Documentation for yc-lexisnexis-scraper

This small Python module is intended to be a demonstration of how to use PhantomJS and Selenium WebDriver in Python to scrape websites. This code is not intended for use in anyway that contravenes LexisNexis Academic Terms of Use.

Disclaimer: We accept no liability for the content of this code, or for the consequences of any actions taken on the basis of the information provided.

This code is licensed under Apache License, Version 2.0.

LexisNexis Scraper

class lexisnexis.LexisNexisScraper(wait_timeouts=(15, 180), documents_per_download=(250, 500), user_agent_string=u'Mozilla/5.0 (Macintosh; Intel Mac OS X 10.9; rv:25.0) Gecko/20100101 Firefox/25.0', mass_download_mode=False)[source]

Class for downloading documents given a query string to Lexis Nexis academic (http://www.lexisnexis.com/hottopics/lnacademic/).

Example:

downloader = LexisNexisScraper(mass_download_mode=True)
for (content, (doc_index, doc_count)) in downloader.iter_search_results(6318, 'DATE(=1987)'):
  print doc_id

This code uses PhantomJS and Selenium Webdriver to scrape LexisNexis pages.

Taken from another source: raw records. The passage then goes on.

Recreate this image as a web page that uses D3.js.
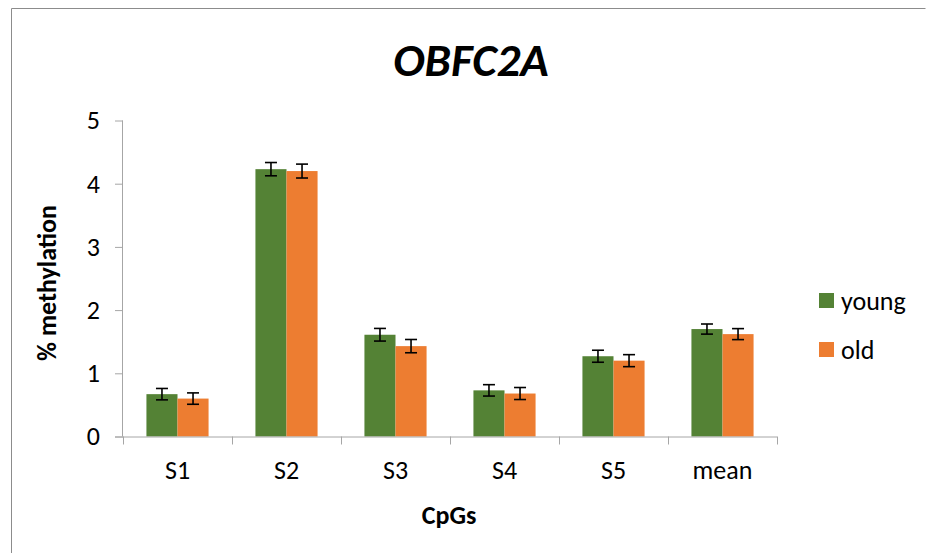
<!DOCTYPE html>
<html>
<head>
<meta charset="utf-8">
<script src="https://cdn.jsdelivr.net/npm/d3@7"></script>
<style>
  html, body { margin: 0; padding: 0; background: #fff; }
  svg { display: block; font-family: Carlito, Lato, "Open Sans", sans-serif; }
</style>
</head>
<body>
<svg id="chart" width="931" height="553"></svg>
<script>
// CpG sites along the x axis
const categories = ["S1", "S2", "S3", "S4", "S5", "mean"];
const seriesNames = ["young", "old"];
// % methylation per site
const youngValues = [0.67, 4.23, 1.61, 0.73, 1.27, 1.70];
const oldValues   = [0.60, 4.20, 1.43, 0.68, 1.20, 1.62];
// error bar half-widths
const youngErrors = [0.09, 0.105, 0.10, 0.09, 0.095, 0.08];
const oldErrors   = [0.09, 0.11, 0.105, 0.095, 0.095, 0.087];
const yTicks = [0, 1, 2, 3, 4, 5];
const colors = ["#548235", "#ED7D31"];

const FONT = "Carlito, Lato, sans-serif";
const svg = d3.select("#chart");

// outer frame
svg.append("path")
  .attr("d", "M11.5,553 V8.5 H925.5")
  .attr("fill", "none").attr("stroke", "#8c8c8c").attr("stroke-width", 1);

const plot = { left: 123, right: 777, top: 120.5, bottom: 436.5 };

const x = d3.scaleBand().domain(categories).range([plot.left, plot.right]).paddingInner(0).paddingOuter(0);
const y = d3.scaleLinear().domain([0, 5]).range([plot.bottom, plot.top]);
const groupW = x.bandwidth() * 0.57;
const xs = d3.scaleBand().domain(seriesNames).range([0, groupW]);

const rows = categories.map((c, i) => ({
  cat: c,
  vals: [
    { s: "young", v: youngValues[i], e: youngErrors[i], k: 0 },
    { s: "old", v: oldValues[i], e: oldErrors[i], k: 1 }
  ]
}));

// bars
const g = svg.append("g").selectAll("g").data(rows).join("g")
  .attr("transform", d => `translate(${x(d.cat) + (x.bandwidth() - groupW) / 2},0)`);

g.selectAll("rect").data(d => d.vals).join("rect")
  .attr("x", d => xs(d.s))
  .attr("width", xs.bandwidth())
  .attr("y", d => y(d.v))
  .attr("height", d => y(0) - y(d.v))
  .attr("fill", d => colors[d.k]);

// error bars
const eb = g.selectAll("g.err").data(d => d.vals).join("g").attr("class", "err")
  .attr("stroke", "#000").attr("stroke-width", 1.6);
const cx = d => xs(d.s) + xs.bandwidth() / 2;
eb.append("line").attr("x1", cx).attr("x2", cx)
  .attr("y1", d => y(d.v + d.e)).attr("y2", d => y(d.v - d.e));
eb.append("line").attr("x1", d => cx(d) - 6).attr("x2", d => cx(d) + 6)
  .attr("y1", d => y(d.v + d.e)).attr("y2", d => y(d.v + d.e));
eb.append("line").attr("x1", d => cx(d) - 6).attr("x2", d => cx(d) + 6)
  .attr("y1", d => y(d.v - d.e)).attr("y2", d => y(d.v - d.e));

// y axis
const yAxis = svg.append("g").attr("transform", `translate(${plot.left},0)`)
  .call(d3.axisLeft(y).tickValues(yTicks).tickSize(8).tickPadding(15).tickFormat(d3.format("d")));
yAxis.select(".domain").attr("stroke", "#a6a6a6").attr("d", `M-0.5,${plot.top}V${plot.bottom}`);
yAxis.selectAll(".tick line").attr("stroke", "#a6a6a6");
yAxis.selectAll("text").attr("font-size", 26).attr("fill", "#000").attr("font-family", FONT);

// x axis with boundary ticks
const xAxis = svg.append("g").attr("transform", `translate(0,${plot.bottom})`)
  .call(d3.axisBottom(x).tickSize(0));
xAxis.select(".domain").attr("stroke", "#a6a6a6").attr("d", `M${plot.left - 8},0.5H${plot.right}`);
xAxis.selectAll("text").attr("font-size", 26).attr("fill", "#000").attr("font-family", FONT)
  .attr("y", 42).attr("dy", null);
xAxis.selectAll("line.bound").data(categories.map(c => x(c)).concat([plot.right])).join("line")
  .attr("class", "bound")
  .attr("x1", d => d + 0.5).attr("x2", d => d + 0.5)
  .attr("y1", 0).attr("y2", 8).attr("stroke", "#a6a6a6");

// titles
svg.append("text").attr("x", 471).attr("y", 76).attr("text-anchor", "middle")
  .attr("font-size", 47).attr("font-weight", "bold").attr("font-style", "italic")
  .text("OBFC2A");
svg.append("text").attr("x", 449).attr("y", 524).attr("text-anchor", "middle")
  .attr("font-size", 26).attr("font-weight", "bold").text("CpGs");
svg.append("text").attr("transform", "translate(56,283) rotate(-90)").attr("text-anchor", "middle")
  .attr("font-size", 26).attr("font-weight", "bold").text("% methylation");

// legend
const leg = svg.append("g").selectAll("g").data(seriesNames).join("g")
  .attr("transform", (d, i) => `translate(819,${293 + i * 49})`);
leg.append("rect").attr("width", 15).attr("height", 15).attr("fill", (d, i) => colors[i]);
leg.append("text").attr("x", 22).attr("y", 17).attr("font-size", 26).text(d => d);
</script>
</body>
</html>
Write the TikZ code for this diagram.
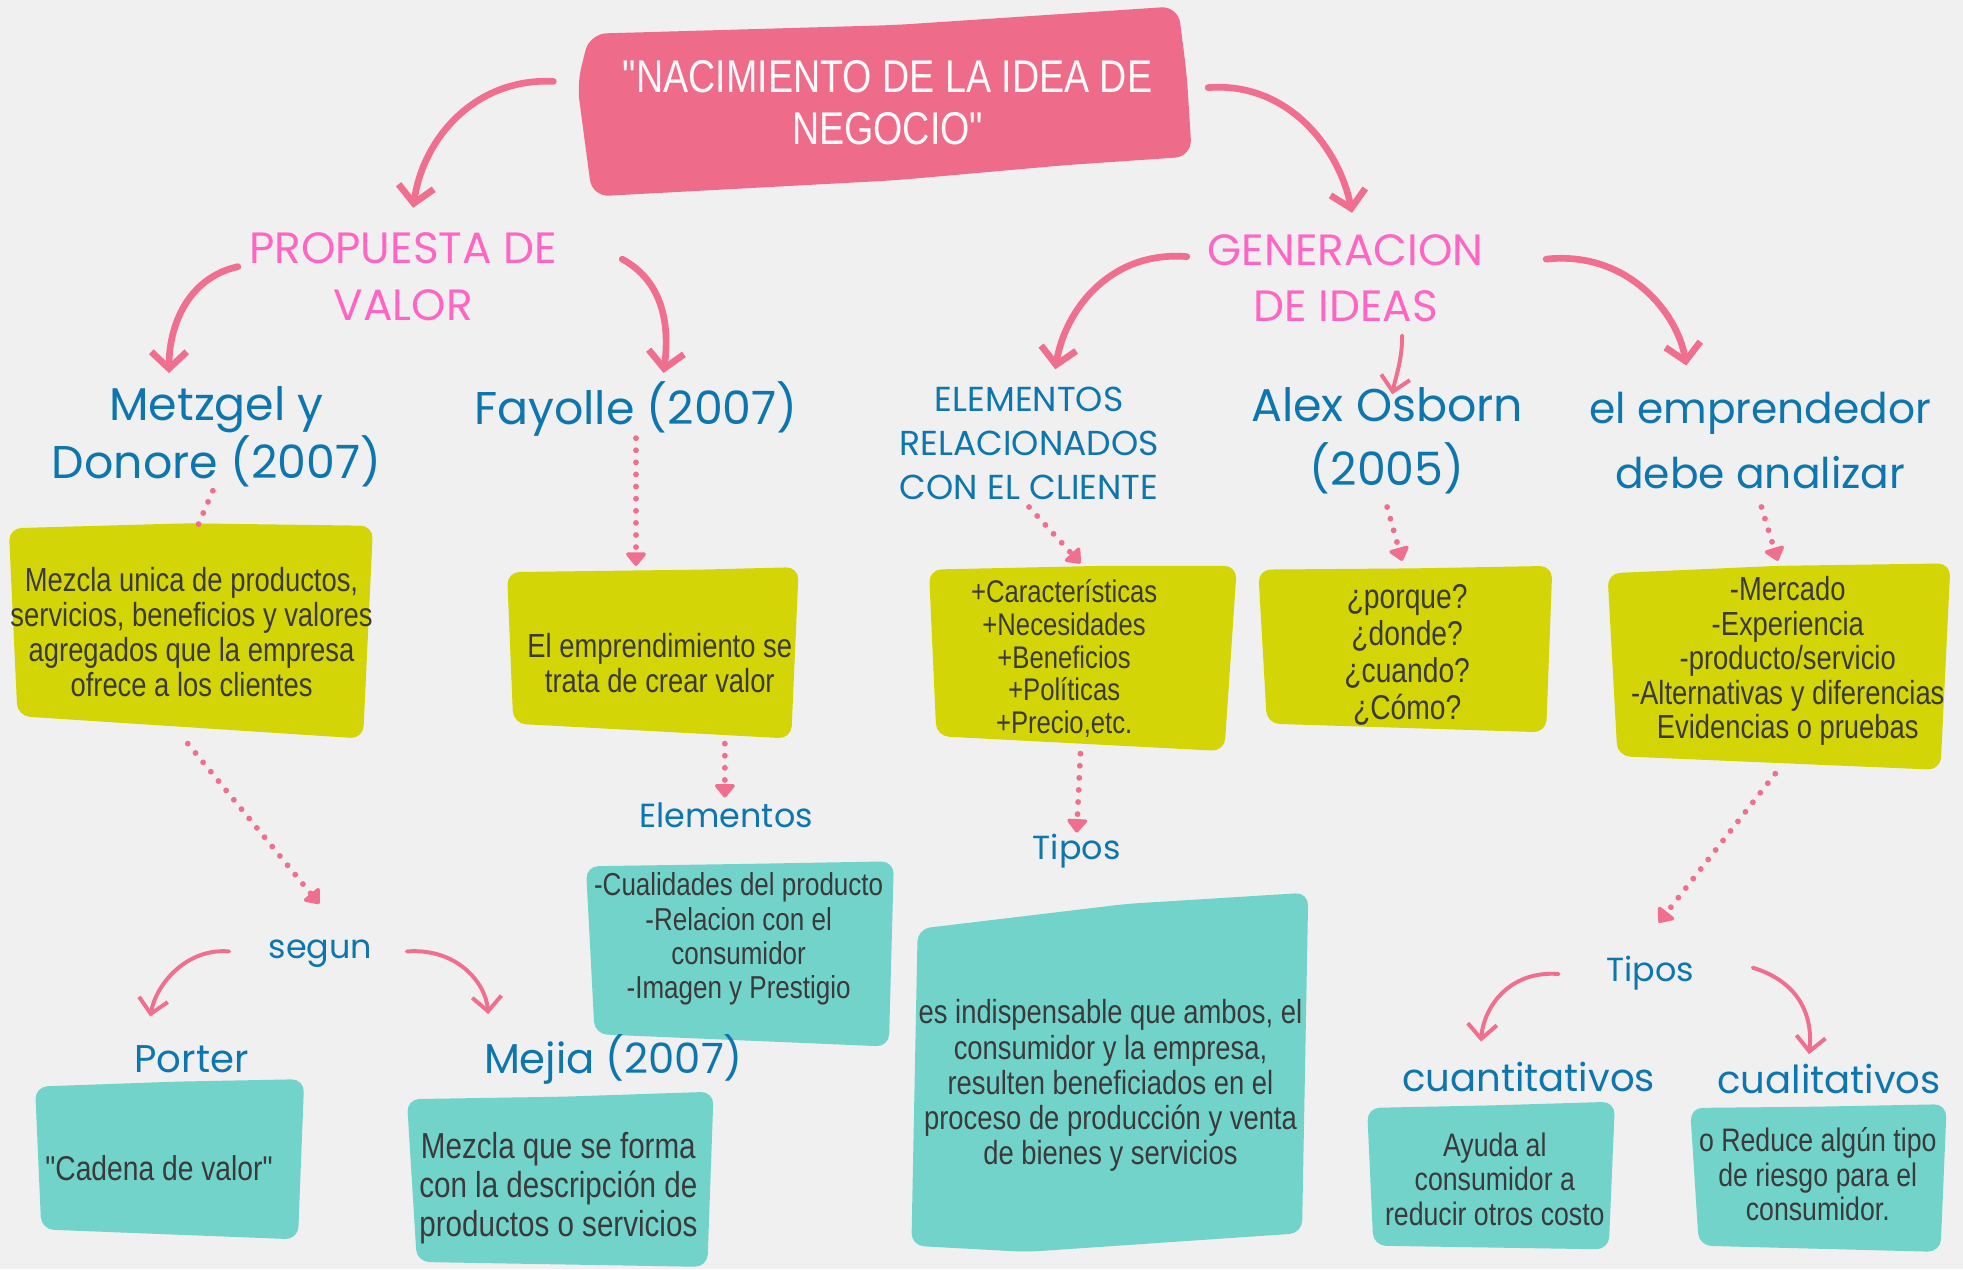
\documentclass[tikz,border=0pt]{standalone}
\usepackage{fontspec}
\usetikzlibrary{arrows.meta}
\newfontfamily\bodyfont{Liberation Sans}[FakeStretch=0.82]
\newfontfamily\headfont{Poppins}
\definecolor{bggray}{RGB}{240,240,240}
\definecolor{titlepink}{RGB}{239,107,138}
\definecolor{arrpink}{RGB}{240,110,142}
\definecolor{headpink}{RGB}{255,102,196}
\definecolor{headblue}{RGB}{14,118,174}
\definecolor{boxyellow}{RGB}{212,213,6}
\definecolor{boxteal}{RGB}{114,211,202}
\definecolor{textgray}{RGB}{58,58,58}

\tikzset{
  maintitle/.style={text=white!96!gray, inner sep=0pt, align=center, font=\bodyfont\fontsize{22}{24.6}\selectfont},
  pinkhead/.style={text=headpink, inner sep=0pt, align=center, font=\headfont\fontsize{21}{27}\selectfont},
  bluehead/.style={text=headblue, inner sep=0pt, align=center, font=\headfont\fontsize{22}{31}\selectfont},
  bluecaps/.style={text=headblue, inner sep=0pt, align=center, font=\headfont\fontsize{16.6}{21}\selectfont},
  bluemid/.style={text=headblue, inner sep=0pt, font=\headfont\fontsize{18.5}{20}\selectfont},
  bluesmall/.style={text=headblue, inner sep=0pt, font=\headfont\fontsize{16}{18}\selectfont},
  boxtext/.style={text=textgray, inner sep=0pt, align=center, font=\bodyfont\fontsize{16}{16.8}\selectfont},
  bigarr/.style={draw=arrpink, line width=3.2pt, line cap=round, -{Straight Barb[length=8pt,width=17pt]}},
  thinarr/.style={draw=arrpink, line width=1.9pt, line cap=round, -{Straight Barb[length=7pt,width=14pt]}},
  dotline/.style={draw=arrpink, line width=2.8pt, line cap=round, dash pattern=on 0pt off 5.8pt},
  dotarr/.style={dotline, -{Triangle[length=7pt,width=11pt,round]}}
}

\begin{document}
\begin{tikzpicture}[x=0.6pt, y=-0.6pt]

  \useasboundingbox (0,0) rectangle (1568,1014);
  \fill[bggray] (0,0) rectangle (1568,1014);

  %% rough boxes
  \fill[titlepink, rounded corners=8pt] (471,27) -- (715,20) -- (941,5) -- (948,60) -- (952,125) -- (850,132) -- (715,144) -- (473,157) -- (461,67) -- cycle;

  \fill[boxyellow, rounded corners=6pt] (7,422) -- (150,418) -- (298,420) -- (290,590) -- (14,572) -- cycle;
  \fill[boxyellow, rounded corners=6pt] (405,457) -- (560,455) -- (638,453) -- (632,590) -- (410,578) -- cycle;
  \fill[boxyellow, rounded corners=6pt] (742,455) -- (880,452) -- (988,452) -- (978,600) -- (748,588) -- cycle;
  \fill[boxyellow, rounded corners=6pt] (1005,455) -- (1130,454) -- (1240,452) -- (1235,585) -- (1012,578) -- cycle;
  \fill[boxyellow, rounded corners=6pt] (1284,458) -- (1420,452) -- (1558,450) -- (1550,615) -- (1292,604) -- cycle;

  \fill[boxteal, rounded corners=6pt] (468,692) -- (600,690) -- (714,688) -- (710,836) -- (475,826) -- cycle;
  \fill[boxteal, rounded corners=6pt] (733,742) -- (900,722) -- (1045,713) -- (1040,985) -- (820,1000) -- (728,995) -- cycle;
  \fill[boxteal, rounded corners=6pt] (28,868) -- (140,864) -- (243,862) -- (238,990) -- (33,982) -- cycle;
  \fill[boxteal, rounded corners=6pt] (325,878) -- (450,876) -- (570,872) -- (565,1012) -- (333,1008) -- cycle;
  \fill[boxteal, rounded corners=6pt] (1092,885) -- (1190,883) -- (1290,880) -- (1285,998) -- (1097,995) -- cycle;
  \fill[boxteal, rounded corners=6pt] (1350,885) -- (1450,884) -- (1555,882) -- (1550,1000) -- (1357,995) -- cycle;

  %% headings
  \node[maintitle] (title) at (709,82) {"NACIMIENTO DE LA IDEA DE\\NEGOCIO"};

  \node[pinkhead] (prop) at (322,221) {PROPUESTA DE\\VALOR};
  \node[pinkhead] (gen) at (1075,222) {GENERACION\\DE IDEAS};

  \node[bluehead, font=\headfont\fontsize{22}{23.4}\selectfont] (metz) at (173,349) {Metzgel y\\Donore (2007)};
  \node[bluehead] (fay) at (508,327) {Fayolle (2007)};
  \node[bluecaps] (elrel) at (822,354) {ELEMENTOS\\RELACIONADOS\\CON EL CLIENTE};
  \node[bluehead] (alex) at (1108,352) {Alex Osborn\\(2005)};
  \node[bluehead, font=\headfont\fontsize{20.3}{31}\selectfont] (emp) at (1406,352) {el emprendedor\\debe analizar};

  \node[bluesmall] (segun) at (256,762) {segun};
  \node[bluesmall] (elem) at (580,651) {Elementos};
  \node[bluesmall] (tipos1) at (860,680) {Tipos};
  \node[bluesmall] (tipos2) at (1318,777) {Tipos};
  \node[bluemid] (porter) at (153,846) {Porter};
  \node[bluemid, font=\headfont\fontsize{20}{20}\selectfont] (mejia) at (490,846) {Mejia (2007)};
  \node[bluemid] (cuant) at (1221,860) {cuantitativos};
  \node[bluemid] (cual) at (1461,862) {cualitativos};

  %% box texts
  \node[boxtext] (b1) at (153,505) {Mezcla unica de productos,\\servicios, beneficios y valores\\agregados que la empresa\\ofrece a los clientes};
  \node[boxtext] (b2) at (527,530) {El emprendimiento se\\trata de crear valor};
  \node[boxtext, font=\bodyfont\fontsize{15}{15.6}\selectfont] (b3) at (850,526) {+Características\\+Necesidades\\+Beneficios\\+Políticas\\+Precio,etc.};
  \node[boxtext, font=\bodyfont\fontsize{16.5}{17.7}\selectfont] (b4) at (1124,523) {¿porque?\\¿donde?\\¿cuando?\\¿Cómo?};
  \node[boxtext, font=\bodyfont\fontsize{16}{16.6}\selectfont] (b5) at (1428,528) {-Mercado\\-Experiencia\\-producto/servicio\\-Alternativas y diferencias\\Evidencias o pruebas};

  \node[boxtext, font=\bodyfont\fontsize{15.2}{16.4}\selectfont] (t1) at (590,750) {-Cualidades del producto\\-Relacion con el\\consumidor\\-Imagen y Prestigio};
  \node[boxtext] (t2) at (887,867) {es indispensable que ambos, el\\consumidor y la empresa,\\resulten beneficiados en el\\proceso de producción y venta\\de bienes y servicios};
  \node[boxtext, font=\bodyfont\fontsize{16.5}{17}\selectfont] (t3) at (127,933) {"Cadena de valor"};
  \node[boxtext, font=\bodyfont\fontsize{17.3}{18.6}\selectfont] (t4) at (446,949) {Mezcla que se forma\\con la descripción de\\productos o servicios};
  \node[boxtext, font=\bodyfont\fontsize{15.6}{16.5}\selectfont] (t5) at (1194,942) {Ayuda al\\consumidor a\\reducir otros costo};
  \node[boxtext, font=\bodyfont\fontsize{15.6}{16.5}\selectfont] (t6) at (1452,938) {o Reduce algún tipo\\de riesgo para el\\consumidor.};

  %% curved arrows
  \draw[bigarr] ([shift={(-267,-17)}]title.center) .. controls +(-62,-3) and +(8,-56) .. ([shift={(8,-55)}]prop.center); %% title->prop
  \draw[bigarr] ([shift={(256,-12)}]title.center) .. controls +(65,-5) and +(-10,-50) .. ([shift={(5,-52)}]gen.center); %% title->gen
  \draw[bigarr] ([shift={(-132,-8)}]prop.center) .. controls +(-40,9) and +(0,-38) .. ([shift={(-38,-51)}]metz.center); %% prop->metz
  \draw[bigarr] ([shift={(175,-14)}]prop.center) .. controls +(33,18) and +(5,-38) .. ([shift={(22,-29)}]fay.center); %% prop->fay
  \draw[bigarr] ([shift={(-127,-17)}]gen.center) .. controls +(-63,-5) and +(7,-45) .. ([shift={(21,-59)}]elrel.center); %% gen->elrel
  \draw[thinarr] ([shift={(45,46)}]gen.center) .. controls +(0,20) and +(3,-15) .. ([shift={(4,-37)}]alex.center); %% gen->alex
  \draw[bigarr] ([shift={(160,-15)}]gen.center) .. controls +(65,-7) and +(-7,-42) .. ([shift={(-59,-60)}]emp.center); %% gen->emp

  \draw[thinarr] ([shift={(-73,-2)}]segun.center) .. controls +(-33,-3) and +(5,-27) .. ([shift={(-33,-34)}]porter.center); %% segun->porter
  \draw[thinarr] ([shift={(69,-2)}]segun.center) .. controls +(40,-3) and +(-2,-25) .. ([shift={(-100,-36)}]mejia.center); %% segun->mejia
  \draw[thinarr] ([shift={(-73,1)}]tipos2.center) .. controls +(-40,-3) and +(2,-27) .. ([shift={(-38,-28)}]cuant.center); %% tipos->cuant
  \draw[thinarr] ([shift={(82,-4)}]tipos2.center) .. controls +(40,12) and +(3,-27) .. ([shift={(-16,-20)}]cual.center); %% tipos->cual

  %% dotted arrows
  \draw[dotline] ([shift={(-3,43)}]metz.center) -- ([shift={(5,-85)}]b1.center); %% metz->b1
  \draw[dotarr] ([shift={(0,23)}]fay.center) -- ([shift={(-19,-78)}]b2.center); %% fay->b2
  \draw[dotarr] ([shift={(-3,89)}]b1.center) -- ([shift={(-1,-40)}]segun.center); %% b1->segun
  \draw[dotarr] ([shift={(52,64)}]b2.center) -- ([shift={(-1,-14)}]elem.center); %% b2->elem
  \draw[dotarr] ([shift={(0,51)}]elrel.center) -- ([shift={(13,-76)}]b3.center); %% elrel->b3
  \draw[dotarr] ([shift={(13,76)}]b3.center) -- ([shift={(0,-15)}]tipos1.center); %% b3->tipos
  \draw[dotarr] ([shift={(0,53)}]alex.center) -- ([shift={(-4,-75)}]b4.center); %% alex->b4
  \draw[dotarr] ([shift={(1,53)}]emp.center) -- ([shift={(-8,-80)}]b5.center); %% emp->b5
  \draw[dotarr] ([shift={(-10,90)}]b5.center) -- ([shift={(7,-40)}]tipos2.center); %% b5->tipos

\end{tikzpicture}
\end{document}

__init__(wait_timeouts=(15, 180), documents_per_download=(250, 500), user_agent_string=u'Mozilla/5.0 (Macintosh; Intel Mac OS X 10.9; rv:25.0) Gecko/20100101 Firefox/25.0', mass_download_mode=False)[source]

Constructs a downloader object.

Parameters:
  • wait_timeouts (float,float) – tuple of (short, long) where short and long are the no. of seconds to wait while page elements are loaded (for Webdriver). long timeout is used when waiting for LexisNexis to format documents for mass downloads.
  • documents_per_download (int,int) – a range specifying the number of documents to download each time when using mass_download_mode.
  • user_agent_string (str) – the user agent string that PhantomJS should declare itself to be.
  • mass_download_mode (bool) – whether to mass download articles using the download link or page through each document one by one and download.
iter_search_results(csi, search_query, start_from=1)[source]

A generator function that executes LexisNexis search query on source data CSI (csi), with query search_query and downloads all documents returned by search.

Parameters:
  • csi (str) – LexisNexis CSI (see http://amdev.net/rpt_download.php for full list).
  • search_query (str) – execute search query string.
  • start_from (int) – document index to start downloading from.
Returns:

a tuple (doc_content, (index, results_count)), where doc_content is the HTML content of the index`th document, and `results_count is the number of documents returned by specified search query.

exception lexisnexis.SwitchFrameException(frame_name)[source]

Exception class when we are unable to load the require page properly. This is usually due to #. Page taking too long to load. This happens sometimes when loading LexisNexis for the first time. #. Improper page loading.

__weakref__

list of weak references to the object (if defined)